メニュー

機能性需要が一段落するなか食シーンを広げる「デザートヨーグルト」に期待がかかる

個食タイプのヨーグルトは機能性を訴求したものが市場を牽引してきたが、機能性需要が一段落したことで頭打ち状態となっている。そのなかで好調に推移しているのが、濃厚系プレミアムタイプ。たんぱく質を訴求したものやおいしさ訴求で食シーンが広がっている。

大容量タイプが市場を牽引、朝食だけでなく料理に使うケースも増えている。demaerre/i-stock

濃厚系プレミアムタイプの需要が右肩上がり

 コロナ禍による在宅勤務や外出自粛により、家庭内需要が増加したことや、生活防衛意識の高まりで、ヨーグルトのなかでも大容量タイプが市場を牽引。朝食だけでなく、料理に使うケースも増えている。

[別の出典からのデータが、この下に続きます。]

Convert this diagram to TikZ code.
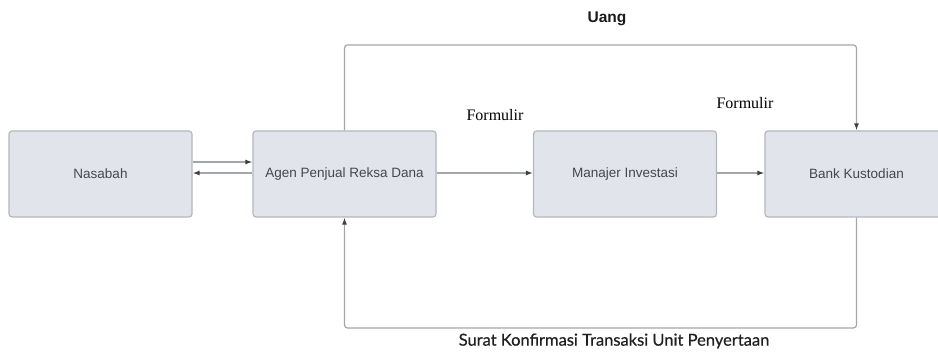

 一方、個食タイプは機能性ヨーグルトを中心に年々市場を拡大してきたが、機能性需要が一段落した2018年から19年にかけて市場は踊り場状態となっている。そのなかで好調に推移しているのが濃厚系プレミアムタイプ。KSP-POSによると、18年を100とした場合、19年はヨーグルト全体が98.49なのに対し濃厚系プレミアムヨーグルトは101.75。20年はヨーグルトが109.09と微増なのに対し濃厚系プレミアムヨーグルトは121.24と大きく伸長した。

 濃厚系プレミアムヨーグルトのなかでも注目を集めているのが、濃厚でクリーミーな食感のギリシャヨーグルト。ギリシャ伝統の「水切り製法」を用いて、水分や乳清を除去することで一般的なヨーグルトより水分が少なく、その分たんぱく質を多く含むのが特徴だ。日本で最初に発売されたギリシャヨーグルトが森永乳業の「ギリシャヨーグルト パルテノ」。今年春には、プロテイン量を9.9gから10.2gに変更するリニューアルを図った。そのほか、ダノン・ジャパンの「オイコス」や、明治の「明治ブルガリアヨーグルト脂肪0水切り濃縮」などが発売されている。

 また、日本ルナでは、独自のスキル菌とオリジナルレシピにより、高たんぱくでありながら脂肪0を実現した「イーセイ スキル」を展開。こうした商品は、からだづくりに必要なたんぱく質を手軽に摂れるため、幅広い年齢層から支持され、朝食だけでなく間食や夕食などの食シーンも広がっている。また料理にも使いやすく、各社では使用シーンの拡大を図っている。

スイーツよりもカロリー低めで満足感のあるデザートヨーグルト

 ヨーグルトは朝食のイメージが強いが、デザートとしてのニーズも根強い。デザートヨーグルトはスイーツよりもカロリーが控えめで、満足感もあるため一定のユーザーから支持されている。

 オハヨー乳業の「ぜいたく果実」は、コクのあるヨーグルトに、まるごとのフルーツ果肉を加えたフルーツのおいしさが十分楽しめるヨーグルト。選定から加工方法までフルーツのおいしさと満足感にこだわった商品だ。

 よつ葉乳業では、同社独自の濃縮製法により、ミルクがギュッとつまったおいしさとなめらかな食感の「北海道濃厚ヨーグルト」を展開。この秋は、クリーム配合量を高め、さらにミルキーでなめらかな食感に仕上げた。また、「北海道バターミルクヨーグルト」に、女性に人気のある、ヨーグルトとレアチーズケーキフレーバーを合わせた新フレーバーを投入。洋酒とレモン果汁、同社のカマンベールチーズの風味が「まるでデザートのようなヨーグルト」を実現した。おいしさを追求した商品の投入で、ヨーグルトの食シーン拡大を図る。

 個食タイプは、濃縮タイプを中心としたプレミアムタイプが年々拡大していることから、価格だけが購買動機ではなく、おいしさや原料、機能性、こだわりなどの複合的な付加価値を持つ商品へのニーズが存在すると考えられる。店頭ではコストを重視する商品と価値訴求の商品をバランスよく配置することが売場活性化のポイントといえそうだ。